Documentation review is equally important. Ask for the initial certification report, test methods used, serial-number traceability, maintenance records, HEPA filter change history, alarm calibration details, and decontamination records before servicing. A label alone is not evidence of ongoing control; records are.
One frequent misconception is that all biosafety cabinets are interchangeable if they carry a recognized certification mark. In reality, Class I, Class II, and Class III designs serve different protection objectives. Within Class II, subtype differences affect recirculation, exhaust behavior, and compatibility with certain materials or procedures. Treating certification as a substitute for application analysis can lead to poor equipment selection.
Another mistake is assuming annual certification alone is enough. Annual testing is often the minimum baseline, not a full risk strategy. Cabinets may require recertification after relocation, major maintenance, filter replacement, or duct changes. If the process is critical or the environment is high-traffic, more frequent checks may be justified.
There is also a widespread belief that alarms prevent all unsafe operation. Alarms can indicate abnormal airflow or sash position, but they do not detect every contamination pathway. They cannot correct poor aseptic technique, workflow congestion, unsuitable cleaning agents, or the presence of disruptive objects inside the cabinet.
When comparing or auditing biosafety cabinets, a practical checklist reduces blind spots. Start with the process, then move outward to infrastructure, serviceability, and lifecycle evidence. This approach is especially useful where equipment selection affects validation timelines, contamination control strategy, and total cost of ownership.
A useful checklist should include cabinet class and type, certification standard, field test scope, room placement constraints, exhaust configuration, ergonomics, noise and vibration profile, cleaning accessibility, spare parts availability, and response time for service support. If digital monitoring is offered, assess whether data logs, alarm history, and maintenance reminders can support compliance documentation.

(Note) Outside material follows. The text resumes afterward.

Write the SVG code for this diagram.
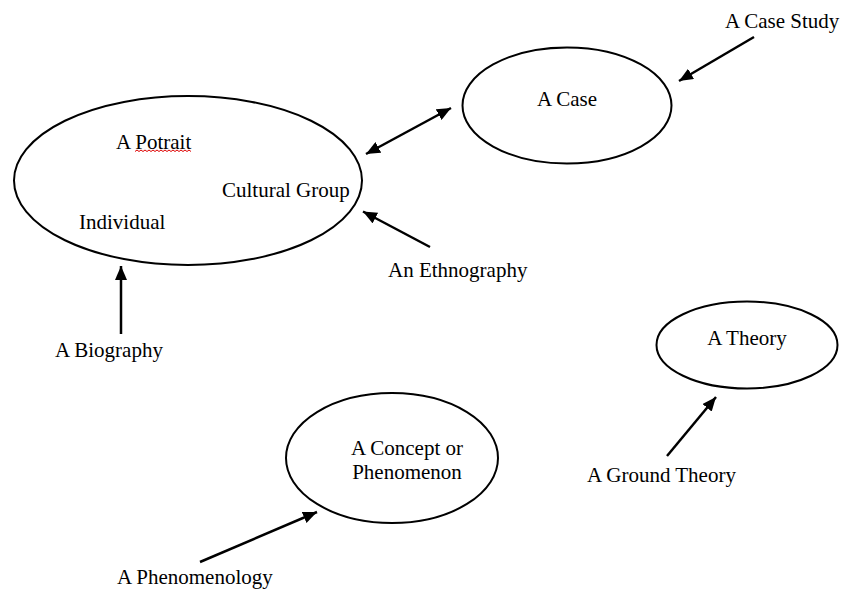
<svg xmlns="http://www.w3.org/2000/svg" width="844" height="593" viewBox="0 0 844 593">
<style>
.n{fill:#fff;stroke:#000;stroke-width:2}
.t{font-family:"Liberation Serif","Times New Roman",serif;font-size:21px;fill:#000}
.a{stroke:#000;stroke-width:2.5;fill:none}
</style>
<defs>
<marker id="h" markerUnits="userSpaceOnUse" markerWidth="16" markerHeight="12" refX="14" refY="6" orient="auto-start-reverse">
<path d="M0,0 L14,6 L0,12 z" fill="#000"/>
</marker>
</defs>
<rect width="844" height="593" fill="#fff"/>
<g id="node-group">
<ellipse class="n" cx="188" cy="180.5" rx="174" ry="84.5"/>
<text class="t" x="116" y="149">A Potrait</text>
<path d="M135,151.5 l2,-1.5 l2,1.5 l2,-1.5 l2,1.5 l2,-1.5 l2,1.5 l2,-1.5 l2,1.5 l2,-1.5 l2,1.5 l2,-1.5 l2,1.5 l2,-1.5 l2,1.5 l2,-1.5 l2,1.5 l2,-1.5 l2,1.5 l2,-1.5 l2,1.5 l2,-1.5 l2,1.5 l2,-1.5 l2,1.5 l2,-1.5 l2,1.5 l2,-1.5 l2,1.5" fill="none" stroke="#d00" stroke-width="1"/>
<text class="t" x="222" y="197">Cultural Group</text>
<text class="t" x="79" y="229">Individual</text>
</g>
<g id="node-concept">
<ellipse class="n" cx="392" cy="458" rx="106" ry="65"/>
<text class="t" x="407" y="455" text-anchor="middle">A Concept or</text>
<text class="t" x="407" y="479" text-anchor="middle">Phenomenon</text>
</g>
<g id="node-case">
<ellipse class="n" cx="567" cy="105.5" rx="104.5" ry="58"/>
<text class="t" x="567" y="106" text-anchor="middle">A Case</text>
</g>
<g id="node-theory">
<ellipse class="n" cx="747" cy="345" rx="90.5" ry="43.5"/>
<text class="t" x="747" y="345" text-anchor="middle">A Theory</text>
</g>
<g id="labels">
<text class="t" x="725" y="28">A Case Study</text>
<text class="t" x="388" y="277">An Ethnography</text>
<text class="t" x="55" y="357">A Biography</text>
<text class="t" x="117" y="584">A Phenomenology</text>
<text class="t" x="587" y="482">A Ground Theory</text>
</g>
<g id="connectors">
<path class="a" d="M754,37 L679,81" marker-end="url(#h)"/>
<path class="a" d="M366,154 L451,108" marker-start="url(#h)" marker-end="url(#h)"/>
<path class="a" d="M430,247 L363,211.5" marker-end="url(#h)"/>
<path class="a" d="M121,334 L121,266" marker-end="url(#h)"/>
<path class="a" d="M200,562 L317,512" marker-end="url(#h)"/>
<path class="a" d="M667,456 L716,397" marker-end="url(#h)"/>
</g>
</svg>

The right review interval depends on use intensity, process criticality, relocation events, maintenance history, and environmental stability. At minimum, biosafety cabinets should be reviewed at installation, at regular recertification intervals, after any major repair or filter replacement, and whenever room conditions change. A cabinet serving a stable process in a controlled room may need a different oversight schedule than one exposed to frequent workflow changes or building modifications.
A practical next step is to create a two-level control plan: first, verify that each cabinet’s certification status, reports, and maintenance history are complete; second, assess whether the cabinet still fits the current process and room environment. This method helps separate paperwork compliance from actual performance assurance.
In summary, certification labels on biosafety cabinets are important, but they are only the starting point. They do not guarantee correct application, stable room integration, proper user technique, or continuous lifecycle performance. Better decisions come from combining certification review with site assessment, operator practice, maintenance discipline, and documented risk checks. For stronger contamination control and audit readiness, evaluate every cabinet not just by the label it carries, but by the protection it can still prove today.